Distributed Speculative Execution for Resilient Cloud Applications

Fault-tolerance is critically important in highly-distributed modern cloud applications. Solutions such as Temporal, Azure Durable Functions, and Beldi hide fault-tolerance complexity from developers by persisting execution state and resuming seamlessly from persisted state after failure. This pattern, often called durable execution, usually forces frequent and synchronous persistence and results in hefty latency overheads. In this paper, we propose distributed speculative execution (DSE), a technique for implementing the durable execution abstraction without incurring this penalty. With DSE, developers write code assuming synchronous persistence, and a DSE runtime is responsible for transparently bypassing persistence and reactively repairing application state on failure. We present libDSE, the first DSE application framework that achieves this vision.
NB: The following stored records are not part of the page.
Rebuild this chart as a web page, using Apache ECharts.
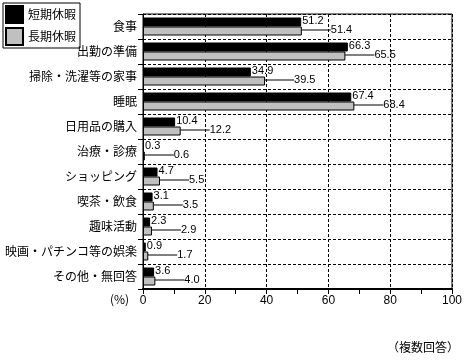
<!DOCTYPE html>
<html><head><meta charset="utf-8">
<script src="https://cdn.jsdelivr.net/npm/echarts@6/dist/echarts.min.js"></script>
<style>html,body{margin:0;padding:0;background:#fff}#c{width:465px;height:360px}</style>
</head><body><div id="c"></div>
<script>
const categories = ['食事','出勤の準備','掃除・洗濯等の家事','睡眠','日用品の購入','治療・診療','ショッピング','喫茶・飲食','趣味活動','映画・パチンコ等の娯楽','その他・無回答'];
const shortLeave = [51.2, 66.3, 34.9, 67.4, 10.4, 0.3, 4.7, 3.1, 2.3, 0.9, 3.6];
const longLeave = [51.4, 65.5, 39.5, 68.4, 12.2, 0.6, 5.5, 3.5, 2.9, 1.7, 4.0];
const seriesNames = ['短期休暇', '長期休暇'];
const xTicks = [0, 20, 40, 60, 80, 100];

const cjk = '"Noto Sans CJK JP", sans-serif';
const num = '"Liberation Sans", Arial, sans-serif';
const chart = echarts.init(document.getElementById('c'), null, {renderer: 'canvas'});
chart.setOption({
  animation: false,
  legend: {
    orient: 'vertical', left: 3, top: 3, icon: 'rect',
    borderColor: '#000', borderWidth: 1, padding: [2, 4, 2, 2],
    itemWidth: 17, itemHeight: 17, itemGap: 3,
    textStyle: {fontFamily: cjk, fontSize: 12, color: '#000'},
    data: seriesNames
  },
  grid: {left: 143, right: 12, top: 14, bottom: 71, show: true, borderColor: '#000', borderWidth: 1},
  xAxis: {
    type: 'value', min: xTicks[0], max: xTicks[xTicks.length - 1], interval: 20,
    axisLine: {show: true, lineStyle: {color: '#000', width: 2}},
    axisTick: {show: true, length: 5, lineStyle: {color: '#000'}},
    minorTick: {show: true, splitNumber: 2, length: 5, lineStyle: {color: '#000'}},
    axisLabel: {color: '#000', fontFamily: num, fontSize: 12, margin: 6},
    splitLine: {show: true, lineStyle: {color: '#000', type: [3, 2], width: 1}}
  },
  yAxis: {
    type: 'category', data: categories, inverse: true,
    axisLine: {show: true, lineStyle: {color: '#000', width: 1}},
    axisTick: {show: true, length: 5, lineStyle: {color: '#000'}},
    axisLabel: {color: '#000', fontFamily: cjk, fontSize: 12, margin: 6},
    splitLine: {show: true, lineStyle: {color: '#000', type: [3, 2], width: 1}}
  },
  series: [
    {
      name: seriesNames[0], type: 'bar', data: shortLeave, barWidth: 9, barGap: '0%',
      itemStyle: {color: '#000', borderColor: '#000', borderWidth: 1},
      label: {show: true, position: 'right', distance: 1, color: '#000', fontFamily: num, fontSize: 11,
        formatter: p => p.value.toFixed(1)},
      labelLayout: {dy: -1}
    },
    {
      name: seriesNames[1], type: 'bar', data: longLeave, barWidth: 9,
      itemStyle: {color: '#c0c0c0', borderColor: '#000', borderWidth: 1},
      label: {show: true, position: 'right', distance: 1, color: '#000', fontFamily: num, fontSize: 11,
        formatter: p => p.value.toFixed(1)},
      labelLayout: {dx: 28, dy: -1},
      labelLine: {show: true, lineStyle: {color: '#000', width: 1}}
    }
  ],
  graphic: [
    {type: 'text', left: 110, top: 293, style: {text: '(%)', fontFamily: cjk, fontSize: 12, fill: '#000'}},
    {type: 'text', right: 6, top: 341, style: {text: '（複数回答）', fontFamily: cjk, fontSize: 12, fill: '#000'}}
  ]
});
</script></body></html>
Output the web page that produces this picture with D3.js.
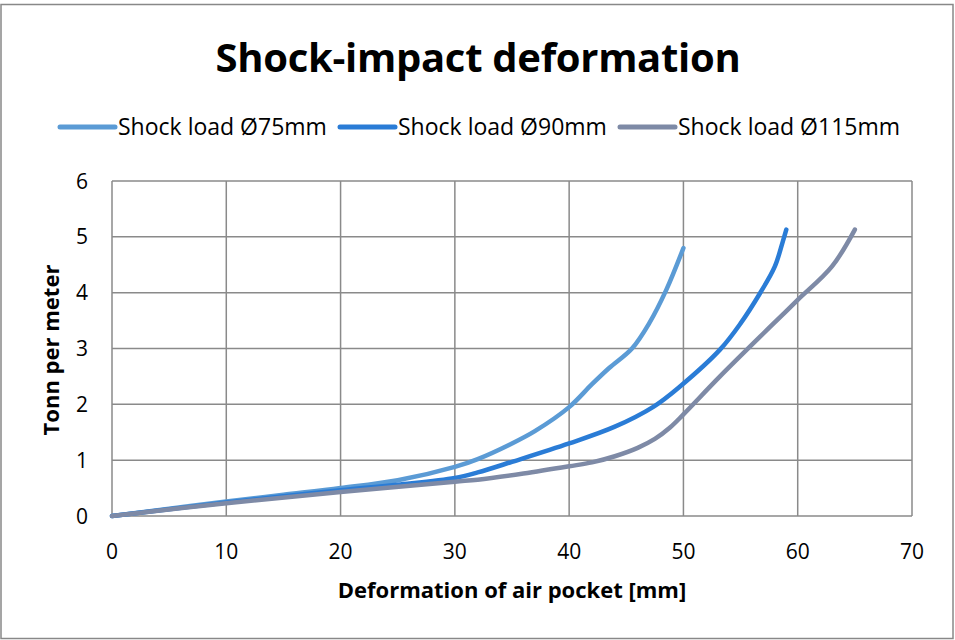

The key tension in designing libDSE is between imposing restrictions on user programs so the framework can safely and transparently change execution behavior, and avoiding assumptions so libDSE can support more use cases. We address this with a novel programming model centered around message-passing, atomic code blocks, and lightweight threads, and show that it allows developers to build a variety of speculative services, including write-ahead logs, key-value stores, event brokers, and fault-tolerant workflows. Our evaluation shows that libDSE reduces end-to-end latency by up to an order of magnitude compared to current generations of durable execution systems with minimal run-time overhead and manageable complexity.